Do you ever find yourself staring at a color palette, wondering which shade of purple to choose? The truth is, not all purples are created equal. Lavender and purple may seem similar, but they have distinct differences that can make or break a design. In this ultimate color showdown, we are going to explore more details about “Lavender Vs Purple”, such as the nuances of these two colors, their unique meanings, and when to use them.
Lavender Vs Purple: What’s the Different？
Introduce Lavender in One Sentence
Lavender color is a pale, light purple shade named after the flower of the same name, often associated with calmness and femininity.
Introduce Purple in One Sentence
Purple color is a rich, deep hue created by combining blue and red, often associated with royalty, luxury, creativity, and spirituality.
Base Color of Lavender and Purple
Both Lavender and Purple have blue as their base color, as they are created by combining different amounts of blue and red pigments. However, the specific shades of lavender and purple can vary depending on the exact ratios of blue and red used.

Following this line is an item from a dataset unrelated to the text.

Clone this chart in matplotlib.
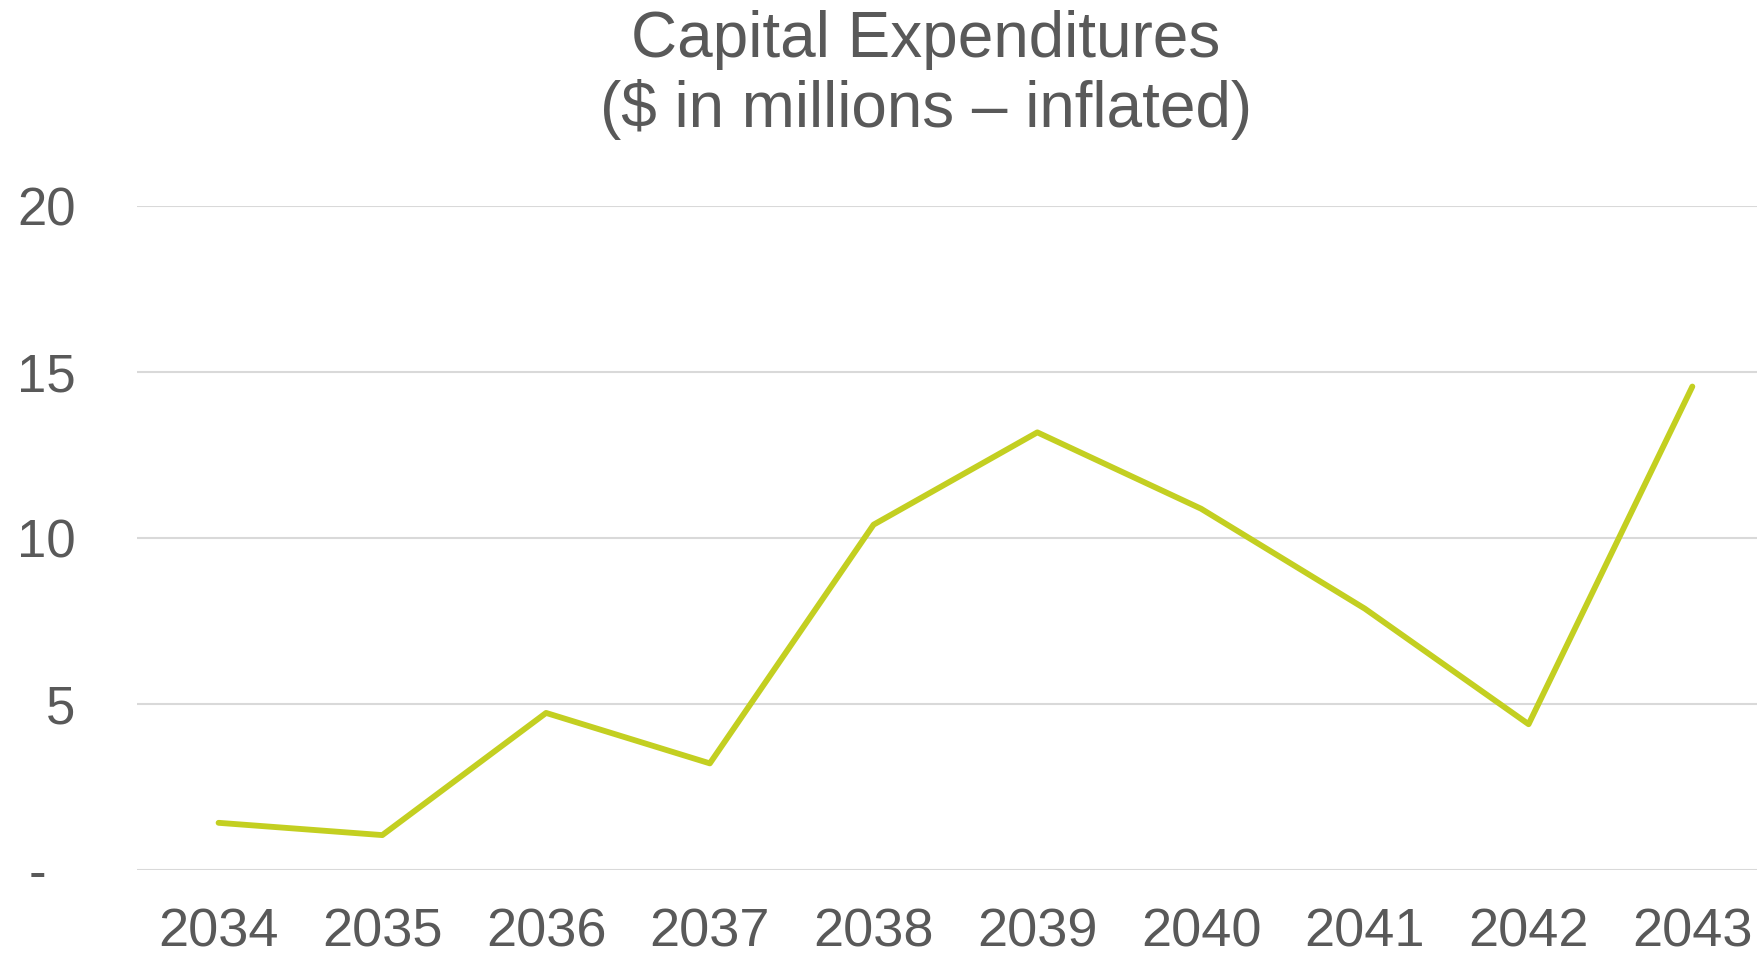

Lavender Vs Purple: HEX Codes ＆ RGB values
- HEX code: #E6E6FA
- RGB values: (230, 230, 250)
- HEX code: #800080
- RGB values: (128, 0, 128)
How to Distinguish
In comparison to purple, lavender tends to have a lower saturation, resulting in a diminished level of intensity or brightness. People often describe the appearance of lavender as “dusty” or “pale,” whereas purple can cover a wide range, from vivid and lively to profound and melancholic.
In terms of undertones, lavender generally leans towards blue, whereas purple can exhibit more red or blue undertones depending on the particular shade. As a result, this may affect the perception of the colors under varying lighting conditions or when combined with other colors.
Use in design
Lavender is commonly used in soft and delicate designs, while purple can be used in both understated and daring ways. For instance, designers can use lavender in vintage-inspired designs, pastel palettes, or floral patterns, while purple is suitable for modern or edgy designs, as a striking accent color, or for branding luxury products.
Different cultures may have different associations with lavender and purple. Some Asian cultures associate purple with mourning or death. In Western cultures, purple may be associated with royalty or nobility.
Where Does the Name Come From?
The name “lavender” comes from the lavender plant. (The lavender plant, which is a member of the mint family and is known for its fragrant purple flowers, gives its name to the color “lavender”.)
The name “purple” comes from the Latin word “purpura,” which was used to describe a specific type of mollusk that was harvested to create a rich, red-purple dye that was used to color clothing for royalty and other wealthy individuals in ancient times. The use of this dye was a labor-intensive process, which made purple clothing a symbol of wealth and status.
Difference in color collocation
Lavender and purple are both variations of the color violet, but they have distinct differences in their hues and tones. Lavender is a light, pinkish or bluish purple. And purple is darker and more saturated with a red or blue undertone.
When it comes to color coordination, lavender pairs well with soft pastels such as light pink, baby blue, and pale yellow. It can also be complemented by neutral colors like white, beige, and gray. Lavender can create a calming and serene atmosphere, making it a popular choice for bedrooms, bathrooms, and spas.
On the other hand, purple is a bolder color that can add drama and sophistication to a space. It pairs well with other jewel tones like emerald green, ruby red, and sapphire blue. It can also be balanced out with neutral colors like black, white, and gray. Purple creates a luxurious and opulent feel, popular in formal spaces and high-end branding.
While both lavender and purple are variations of the color violet, their distinct differences in hues and tones affect how they can be used in color coordination. Lavender tends to create a more calming and serene atmosphere, while purple can add drama and sophistication to a space.
When choosing between lavender and purple for your design, consider their unique strengths that can elevate your project. Lavender’s softness and calming effect can create a soothing environment, while purple’s rich and regal appearance demands attention and creates a bold statement. Choose the color that best fits your vision.